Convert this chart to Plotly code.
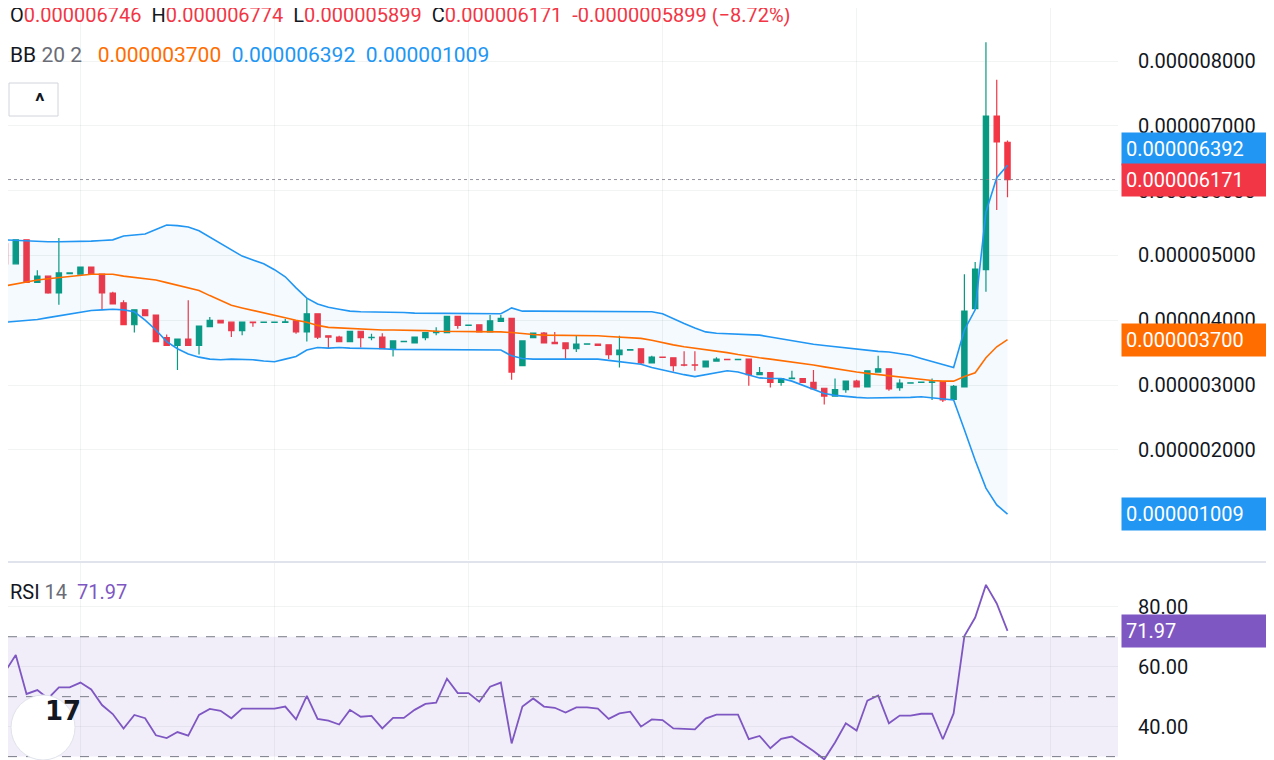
import numpy as np
import plotly.graph_objects as go
from plotly.subplots import make_subplots

# prices are in units of 1e-6
opens = [5.18, 4.87, 5.24, 4.585, 4.68, 4.42, 4.72, 4.71, 4.82, 4.71, 4.42, 4.27, 3.93, 4.16, 4.08, 3.73,
         3.61, 3.71, 3.61, 3.90, 4.00, 3.97, 3.84, 3.97, 3.965, 3.965, 3.965, 3.99, 3.82, 4.10, 3.76, 3.74,
         3.67, 3.83, 3.73, 3.74, 3.56, 3.67, 3.65, 3.73, 3.81, 3.81, 4.06, 3.92, 3.93, 3.82, 3.98, 4.03,
         3.30, 3.73, 3.80, 3.66, 3.65, 3.56, 3.63, 3.63, 3.62, 3.47, 3.54, 3.56, 3.34, 3.43, 3.42, 3.31,
         3.31, 3.28, 3.37, 3.395, 3.39, 3.40, 3.16, 3.19, 3.04, 3.10, 3.10, 3.04, 2.95, 2.83, 2.93, 3.06,
         2.97, 3.20, 3.25, 2.96, 3.03, 3.04, 3.04, 3.05, 2.78, 2.97, 4.18, 4.78, 7.15, 6.746]
highs = [5.20, 5.25, 5.24, 4.77, 4.69, 5.27, 4.74, 4.82, 4.82, 4.71, 4.44, 4.31, 4.16, 4.16, 4.08, 3.78,
         3.71, 4.31, 3.91, 4.05, 4.00, 3.97, 3.97, 3.97, 3.97, 3.97, 4.02, 3.99, 4.34, 4.10, 3.76, 3.76,
         3.83, 3.83, 3.79, 3.80, 3.68, 3.68, 3.74, 3.81, 3.89, 4.06, 4.06, 3.93, 3.93, 4.08, 4.08, 4.03,
         3.68, 3.80, 3.82, 3.82, 3.65, 3.77, 3.63, 3.63, 3.62, 3.76, 3.55, 3.56, 3.45, 3.43, 3.42, 3.52,
         3.52, 3.37, 3.43, 3.40, 3.40, 3.40, 3.28, 3.19, 3.10, 3.22, 3.10, 3.23, 2.95, 3.10, 3.06, 3.08,
         3.22, 3.45, 3.25, 3.09, 3.04, 3.05, 3.10, 3.05, 3.00, 4.71, 4.90, 8.29, 7.71, 6.774]
lows = [4.73, 4.87, 4.58, 4.58, 4.41, 4.24, 4.71, 4.71, 4.71, 4.16, 4.25, 3.93, 3.81, 4.07, 3.67, 3.61,
        3.23, 3.61, 3.47, 3.90, 3.96, 3.74, 3.77, 3.90, 3.96, 3.96, 3.96, 3.79, 3.67, 3.71, 3.57, 3.66,
        3.67, 3.58, 3.69, 3.56, 3.44, 3.66, 3.65, 3.69, 3.77, 3.81, 3.87, 3.91, 3.82, 3.82, 3.98, 3.08,
        3.30, 3.73, 3.65, 3.64, 3.39, 3.51, 3.62, 3.61, 3.40, 3.27, 3.53, 3.32, 3.34, 3.42, 3.21, 3.29,
        3.22, 3.27, 3.37, 3.39, 3.39, 2.99, 3.15, 2.96, 2.99, 3.09, 3.04, 2.94, 2.70, 2.83, 2.88, 2.97,
        2.97, 3.20, 2.91, 2.91, 3.02, 3.03, 2.77, 2.74, 2.77, 2.96, 4.18, 4.44, 5.70, 5.899]
closes = [4.87, 5.24, 4.585, 4.68, 4.42, 4.73, 4.73, 4.82, 4.71, 4.42, 4.25, 3.93, 4.16, 4.07, 3.67, 3.61,
          3.71, 3.61, 3.91, 4.00, 3.96, 3.84, 3.97, 3.962, 3.97, 3.97, 3.975, 3.82, 4.10, 3.74, 3.74, 3.67,
          3.83, 3.73, 3.735, 3.56, 3.68, 3.675, 3.74, 3.81, 3.83, 4.06, 3.92, 3.925, 3.82, 3.99, 4.03, 3.20,
          3.68, 3.80, 3.65, 3.64, 3.56, 3.63, 3.635, 3.61, 3.47, 3.54, 3.545, 3.34, 3.43, 3.425, 3.30, 3.305,
          3.305, 3.37, 3.40, 3.39, 3.395, 3.16, 3.19, 3.04, 3.10, 3.105, 3.04, 2.94, 2.83, 2.93, 3.06, 2.97,
          3.22, 3.25, 2.94, 3.03, 3.035, 3.045, 3.05, 2.77, 2.98, 4.14, 4.79, 7.15, 6.75, 6.171]

bb_upper = [5.24, 5.23, 5.22, 5.21, 5.21, 5.21, 5.21, 5.21, 5.22, 5.23, 5.24, 5.30, 5.32, 5.33, 5.40, 5.47,
            5.46, 5.44, 5.38, 5.28, 5.19, 5.09, 4.99, 4.93, 4.87, 4.78, 4.67, 4.50, 4.34, 4.25, 4.20, 4.17,
            4.14, 4.13, 4.13, 4.13, 4.12, 4.12, 4.11, 4.11, 4.11, 4.10, 4.10, 4.10, 4.10, 4.10, 4.10, 4.19,
            4.14, 4.14, 4.14, 4.14, 4.14, 4.14, 4.14, 4.14, 4.14, 4.14, 4.14, 4.13, 4.13, 4.10, 4.02, 3.95,
            3.88, 3.82, 3.80, 3.79, 3.78, 3.77, 3.77, 3.74, 3.71, 3.68, 3.66, 3.63, 3.61, 3.59, 3.58, 3.56,
            3.54, 3.52, 3.51, 3.49, 3.46, 3.41, 3.36, 3.31, 3.27, 3.85, 4.16, 5.67, 6.20, 6.392]
bb_mid = [4.53, 4.56, 4.60, 4.62, 4.64, 4.66, 4.68, 4.70, 4.71, 4.71, 4.71, 4.68, 4.66, 4.65, 4.62, 4.58,
          4.54, 4.50, 4.46, 4.38, 4.30, 4.23, 4.19, 4.15, 4.11, 4.08, 4.04, 4.00, 3.97, 3.92, 3.89, 3.88,
          3.87, 3.86, 3.86, 3.85, 3.85, 3.85, 3.84, 3.84, 3.83, 3.83, 3.83, 3.83, 3.83, 3.82, 3.82, 3.81,
          3.79, 3.78, 3.77, 3.77, 3.77, 3.76, 3.76, 3.76, 3.75, 3.74, 3.73, 3.72, 3.69, 3.65, 3.62, 3.59,
          3.57, 3.55, 3.53, 3.50, 3.47, 3.44, 3.42, 3.40, 3.38, 3.35, 3.33, 3.31, 3.28, 3.25, 3.22, 3.20,
          3.18, 3.16, 3.14, 3.12, 3.10, 3.08, 3.07, 3.06, 3.06, 3.13, 3.19, 3.42, 3.59, 3.700]
bb_lower = [3.97, 3.98, 3.99, 4.01, 4.04, 4.07, 4.10, 4.13, 4.15, 4.16, 4.17, 4.16, 4.13, 4.00, 3.85, 3.67,
            3.56, 3.48, 3.43, 3.40, 3.39, 3.40, 3.40, 3.39, 3.37, 3.36, 3.40, 3.44, 3.54, 3.58, 3.57, 3.58,
            3.57, 3.57, 3.56, 3.56, 3.55, 3.55, 3.54, 3.54, 3.54, 3.54, 3.54, 3.54, 3.54, 3.54, 3.54, 3.45,
            3.41, 3.40, 3.40, 3.40, 3.40, 3.40, 3.40, 3.40, 3.38, 3.36, 3.34, 3.32, 3.27, 3.23, 3.20, 3.16,
            3.13, 3.16, 3.20, 3.22, 3.20, 3.15, 3.11, 3.10, 3.10, 3.06, 3.00, 2.93, 2.87, 2.84, 2.82, 2.81,
            2.80, 2.80, 2.80, 2.80, 2.81, 2.82, 2.80, 2.79, 2.77, 2.31, 1.84, 1.41, 1.15, 1.009]

rsi = [58.3, 63.9, 50.9, 52.2, 49.4, 53.1, 53.1, 54.7, 52.4, 47.2, 44.2, 39.4, 43.9, 42.8, 37.1, 36.2,
       38.2, 37.0, 43.9, 45.9, 45.3, 42.8, 46.0, 46.0, 46.0, 46.0, 46.7, 42.4, 50.3, 42.6, 42.0, 40.7,
       45.6, 43.3, 43.6, 39.4, 42.9, 42.9, 45.6, 47.6, 48.0, 56.0, 51.2, 51.2, 48.3, 53.3, 54.7, 34.4,
       46.7, 49.4, 46.7, 46.3, 44.7, 46.4, 46.4, 46.0, 42.6, 44.4, 45.0, 40.0, 42.4, 42.2, 39.4, 39.3,
       39.1, 42.7, 44.0, 44.0, 44.0, 35.8, 36.9, 32.8, 35.9, 36.7, 34.4, 31.9, 29.1, 34.7, 41.1, 38.7,
       48.7, 50.4, 41.1, 43.7, 43.7, 44.3, 44.3, 35.8, 44.4, 70.2, 76.4, 87.3, 81.1, 71.97]

price_ticks = [2, 3, 4, 5, 6, 7, 8, 9]
rsi_ticks = [40, 60, 80]

SCALE = 1e-6
UP, DOWN = "#089981", "#F23645"
BLUE, ORANGE, PURPLE = "#2196F3", "#FF6D00", "#7E57C2"
FONT = "Roboto"
W, H, PLOT_W = 1274, 760, 1110


# page has an 8px body margin, so convert reference pixels to paper coords
def px(rx):
    return (rx - 8) / PLOT_W


def py(ry):
    return 1 - (ry - 8) / H


x = np.arange(len(closes))
sc = lambda a: np.array(a) * SCALE

fig = make_subplots(rows=2, cols=1, shared_xaxes=True)

fig.add_trace(go.Scatter(x=x, y=sc(bb_upper), mode="lines", line=dict(color=BLUE, width=1.6),
                         hoverinfo="skip"), row=1, col=1)
fig.add_trace(go.Scatter(x=x, y=sc(bb_lower), mode="lines", line=dict(color=BLUE, width=1.6),
                         fill="tonexty", fillcolor="rgba(33,150,243,0.05)", hoverinfo="skip"), row=1, col=1)
fig.add_trace(go.Scatter(x=x, y=sc(bb_mid), mode="lines", line=dict(color=ORANGE, width=1.6),
                         hoverinfo="skip"), row=1, col=1)
fig.add_trace(go.Candlestick(x=x, open=sc(opens), high=sc(highs), low=sc(lows), close=sc(closes),
                             increasing=dict(line=dict(color=UP, width=1.2), fillcolor=UP),
                             decreasing=dict(line=dict(color=DOWN, width=1.2), fillcolor=DOWN),
                             whiskerwidth=0), row=1, col=1)

fig.add_trace(go.Scatter(x=x, y=rsi, mode="lines", line=dict(color=PURPLE, width=1.8)), row=2, col=1)

fig.update_layout(
    width=W, height=H, showlegend=False, plot_bgcolor="white", paper_bgcolor="white",
    margin=dict(l=0, r=W - PLOT_W, t=0, b=0),
    font=dict(family=FONT, color="#131722", size=20),
)
fig.update_xaxes(range=[0.28, 103.25], showticklabels=False, tickvals=[7, 25, 43, 61, 79, 97],
                 showgrid=True, gridcolor="rgba(42,46,57,0.06)", zeroline=False,
                 rangeslider_visible=False)
fig.update_yaxes(side="right", showgrid=True, gridcolor="rgba(42,46,57,0.06)", zeroline=False,
                 ticks="", ticklabelstandoff=19)
fig.update_layout(
    yaxis=dict(domain=[1 - 552 / H, 1], range=[0.30 * SCALE, 8.818 * SCALE],
               tickvals=list(sc(price_ticks)), tickformat=".9f"),
    yaxis2=dict(domain=[0, 205 / H], range=[26.2, 94.6], tickvals=rsi_ticks, tickformat=".2f"),
)

# RSI band and levels
fig.add_shape(type="rect", xref="x2 domain", yref="y2", x0=0, x1=1, y0=30, y1=70,
              fillcolor="rgba(126,87,194,0.1)", line_width=0, layer="below")
for lv in [70, 50, 30]:
    fig.add_shape(type="line", xref="x2 domain", yref="y2", x0=0, x1=1, y0=lv, y1=lv,
                  line=dict(color="#787B86", width=1, dash="dash"))
# pane separator
fig.add_shape(type="line", xref="paper", yref="paper", x0=0, x1=1.2, y0=py(562), y1=py(562),
              line=dict(color="#E0E3EB", width=2))
# last price line
fig.add_shape(type="line", xref="x domain", yref="y", x0=0, x1=1, y0=closes[-1] * SCALE,
              y1=closes[-1] * SCALE, line=dict(color="rgba(120,123,134,0.8)", width=1, dash="dot"))


# right-side value labels
def tag(yref, y, text, color, yshift=0):
    fig.add_annotation(xref="paper", yref=yref, x=1, y=y, xanchor="left", yanchor="middle",
                       text=text, showarrow=False, bgcolor=color, font=dict(color="white", size=20),
                       borderpad=4, xshift=3, yshift=yshift, width=138, align="left")


tag("y", bb_upper[-1] * SCALE, "0.000006392", BLUE, yshift=16)
tag("y", closes[-1] * SCALE, "0.000006171", DOWN)
tag("y", bb_mid[-1] * SCALE, "0.000003700", ORANGE)
tag("y", bb_lower[-1] * SCALE, "0.000001009", BLUE)
tag("y2", rsi[-1], "71.97", PURPLE)

# header legends
fig.add_annotation(xref="paper", yref="paper", x=0, y=py(1), xanchor="left", yanchor="top",
                   showarrow=False, font=dict(size=20),
                   text=("O<span style='color:#F23645'>0.000006746</span>  H<span style='color:#F23645'>0.000006774</span>"
                         "  L<span style='color:#F23645'>0.000005899</span>  C<span style='color:#F23645'>0.000006171"
                         "  -0.0000005899 (−8.72%)</span>"))
fig.add_annotation(xref="paper", yref="paper", x=0, y=py(41), xanchor="left", yanchor="top",
                   showarrow=False, font=dict(size=21),
                   text=("BB <span style='color:#6A6D78'>20 2</span>   <span style='color:#FF6D00'>0.000003700</span>"
                         "  <span style='color:#2196F3'>0.000006392</span>  <span style='color:#2196F3'>0.000001009</span>"))
fig.add_annotation(xref="paper", yref="paper", x=0, y=py(592), xanchor="left", yanchor="middle",
                   showarrow=False, font=dict(size=20),
                   text="RSI <span style='color:#6A6D78'>14</span>  <span style='color:#7E57C2'>71.97</span>")

# collapse button
fig.add_shape(type="rect", xref="paper", yref="paper", x0=px(9), x1=px(58), y0=py(116), y1=py(83),
              line=dict(color="#D1D4DC", width=1), fillcolor="white")
fig.add_annotation(xref="paper", yref="paper", x=px(33), y=py(101), text="<b>^</b>",
                   showarrow=False, font=dict(size=22), yanchor="middle")

# logo
fig.add_shape(type="circle", xref="paper", yref="paper", x0=px(11), x1=px(75), y0=py(760), y1=py(695),
              line=dict(color="#E0E3EB", width=1), fillcolor="white")
fig.add_annotation(xref="paper", yref="paper", x=px(43), y=py(728), text="<b>17</b>",
                   showarrow=False, font=dict(size=26, color="#131722", family="DejaVu Sans"))

fig.write_html("out.html")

* _GIVEN TASK_
Leave the pictures out and please restate exactly the lines running from the start of the material through the one with "from plotly.subplots import make_subplots".

* _THE ANSWER_
Convert this chart to Plotly code.
import numpy as np
import plotly.graph_objects as go
from plotly.subplots import make_subplots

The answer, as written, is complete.